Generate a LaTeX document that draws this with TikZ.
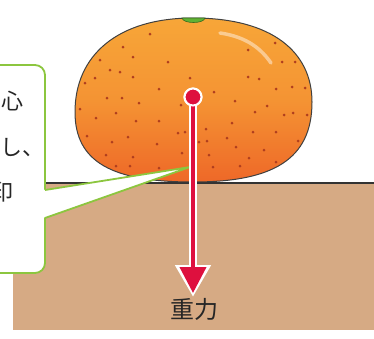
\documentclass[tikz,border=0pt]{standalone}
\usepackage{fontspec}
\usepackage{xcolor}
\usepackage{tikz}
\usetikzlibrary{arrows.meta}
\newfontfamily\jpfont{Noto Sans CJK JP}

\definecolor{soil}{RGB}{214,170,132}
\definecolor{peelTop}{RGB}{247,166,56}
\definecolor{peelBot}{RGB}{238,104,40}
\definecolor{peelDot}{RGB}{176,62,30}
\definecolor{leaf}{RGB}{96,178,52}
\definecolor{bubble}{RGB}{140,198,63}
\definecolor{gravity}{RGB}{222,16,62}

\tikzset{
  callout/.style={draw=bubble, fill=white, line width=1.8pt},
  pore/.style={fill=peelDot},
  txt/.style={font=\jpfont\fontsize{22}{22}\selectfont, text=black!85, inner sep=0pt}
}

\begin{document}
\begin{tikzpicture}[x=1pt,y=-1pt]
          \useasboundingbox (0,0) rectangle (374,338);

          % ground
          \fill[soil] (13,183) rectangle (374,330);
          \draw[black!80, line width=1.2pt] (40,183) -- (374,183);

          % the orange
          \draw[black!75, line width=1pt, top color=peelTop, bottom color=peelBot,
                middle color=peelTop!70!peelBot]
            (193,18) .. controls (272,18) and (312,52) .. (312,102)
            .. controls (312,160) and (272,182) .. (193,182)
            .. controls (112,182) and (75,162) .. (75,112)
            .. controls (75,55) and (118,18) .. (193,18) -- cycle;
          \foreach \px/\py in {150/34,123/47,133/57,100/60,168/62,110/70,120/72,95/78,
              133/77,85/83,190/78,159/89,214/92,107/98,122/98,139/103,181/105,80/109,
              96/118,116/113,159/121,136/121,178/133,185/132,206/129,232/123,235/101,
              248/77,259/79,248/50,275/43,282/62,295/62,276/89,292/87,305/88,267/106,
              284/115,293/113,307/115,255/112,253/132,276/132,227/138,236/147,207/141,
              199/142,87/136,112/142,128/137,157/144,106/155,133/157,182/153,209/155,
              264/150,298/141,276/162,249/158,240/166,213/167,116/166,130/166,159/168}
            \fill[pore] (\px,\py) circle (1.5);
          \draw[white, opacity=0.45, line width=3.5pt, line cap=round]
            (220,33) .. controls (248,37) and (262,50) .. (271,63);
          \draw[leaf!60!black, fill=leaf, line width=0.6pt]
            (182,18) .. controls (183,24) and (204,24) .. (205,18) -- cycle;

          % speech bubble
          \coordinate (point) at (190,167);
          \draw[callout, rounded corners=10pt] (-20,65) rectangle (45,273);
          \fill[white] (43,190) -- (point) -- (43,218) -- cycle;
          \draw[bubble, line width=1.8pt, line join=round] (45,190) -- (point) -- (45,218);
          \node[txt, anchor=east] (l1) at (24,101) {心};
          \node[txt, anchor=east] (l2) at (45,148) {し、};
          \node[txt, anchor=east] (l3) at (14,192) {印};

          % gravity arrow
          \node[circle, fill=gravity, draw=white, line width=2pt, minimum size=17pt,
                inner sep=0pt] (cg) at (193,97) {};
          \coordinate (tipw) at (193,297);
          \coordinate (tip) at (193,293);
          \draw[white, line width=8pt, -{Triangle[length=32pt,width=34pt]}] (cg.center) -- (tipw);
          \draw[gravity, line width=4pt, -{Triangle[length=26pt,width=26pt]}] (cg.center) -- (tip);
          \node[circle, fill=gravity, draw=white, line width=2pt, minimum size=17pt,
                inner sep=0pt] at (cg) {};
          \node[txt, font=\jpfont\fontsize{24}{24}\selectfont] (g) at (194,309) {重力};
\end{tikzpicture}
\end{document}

^^^^^^^^

Restate the whole listing above exactly, except for its images.

» **SOLUTION BELOW**:
Generate a LaTeX document that draws this with TikZ.
\documentclass[tikz,border=0pt]{standalone}
\usepackage{fontspec}
\usepackage{xcolor}
\usepackage{tikz}
\usetikzlibrary{arrows.meta}
\newfontfamily\jpfont{Noto Sans CJK JP}

\definecolor{soil}{RGB}{214,170,132}
\definecolor{peelTop}{RGB}{247,166,56}
\definecolor{peelBot}{RGB}{238,104,40}
\definecolor{peelDot}{RGB}{176,62,30}
\definecolor{leaf}{RGB}{96,178,52}
\definecolor{bubble}{RGB}{140,198,63}
\definecolor{gravity}{RGB}{222,16,62}

\tikzset{
  callout/.style={draw=bubble, fill=white, line width=1.8pt},
  pore/.style={fill=peelDot},
  txt/.style={font=\jpfont\fontsize{22}{22}\selectfont, text=black!85, inner sep=0pt}
}

\begin{document}
\begin{tikzpicture}[x=1pt,y=-1pt]
          \useasboundingbox (0,0) rectangle (374,338);

          % ground
          \fill[soil] (13,183) rectangle (374,330);
          \draw[black!80, line width=1.2pt] (40,183) -- (374,183);

          % the orange
          \draw[black!75, line width=1pt, top color=peelTop, bottom color=peelBot,
                middle color=peelTop!70!peelBot]
            (193,18) .. controls (272,18) and (312,52) .. (312,102)
            .. controls (312,160) and (272,182) .. (193,182)
            .. controls (112,182) and (75,162) .. (75,112)
            .. controls (75,55) and (118,18) .. (193,18) -- cycle;
          \foreach \px/\py in {150/34,123/47,133/57,100/60,168/62,110/70,120/72,95/78,
              133/77,85/83,190/78,159/89,214/92,107/98,122/98,139/103,181/105,80/109,
              96/118,116/113,159/121,136/121,178/133,185/132,206/129,232/123,235/101,
              248/77,259/79,248/50,275/43,282/62,295/62,276/89,292/87,305/88,267/106,
              284/115,293/113,307/115,255/112,253/132,276/132,227/138,236/147,207/141,
              199/142,87/136,112/142,128/137,157/144,106/155,133/157,182/153,209/155,
              264/150,298/141,276/162,249/158,240/166,213/167,116/166,130/166,159/168}
            \fill[pore] (\px,\py) circle (1.5);
          \draw[white, opacity=0.45, line width=3.5pt, line cap=round]
            (220,33) .. controls (248,37) and (262,50) .. (271,63);
          \draw[leaf!60!black, fill=leaf, line width=0.6pt]
            (182,18) .. controls (183,24) and (204,24) .. (205,18) -- cycle;

          % speech bubble
          \coordinate (point) at (190,167);
          \draw[callout, rounded corners=10pt] (-20,65) rectangle (45,273);
          \fill[white] (43,190) -- (point) -- (43,218) -- cycle;
          \draw[bubble, line width=1.8pt, line join=round] (45,190) -- (point) -- (45,218);
          \node[txt, anchor=east] (l1) at (24,101) {心};
          \node[txt, anchor=east] (l2) at (45,148) {し、};
          \node[txt, anchor=east] (l3) at (14,192) {印};

          % gravity arrow
          \node[circle, fill=gravity, draw=white, line width=2pt, minimum size=17pt,
                inner sep=0pt] (cg) at (193,97) {};
          \coordinate (tipw) at (193,297);
          \coordinate (tip) at (193,293);
          \draw[white, line width=8pt, -{Triangle[length=32pt,width=34pt]}] (cg.center) -- (tipw);
          \draw[gravity, line width=4pt, -{Triangle[length=26pt,width=26pt]}] (cg.center) -- (tip);
          \node[circle, fill=gravity, draw=white, line width=2pt, minimum size=17pt,
                inner sep=0pt] at (cg) {};
          \node[txt, font=\jpfont\fontsize{24}{24}\selectfont] (g) at (194,309) {重力};
\end{tikzpicture}
\end{document}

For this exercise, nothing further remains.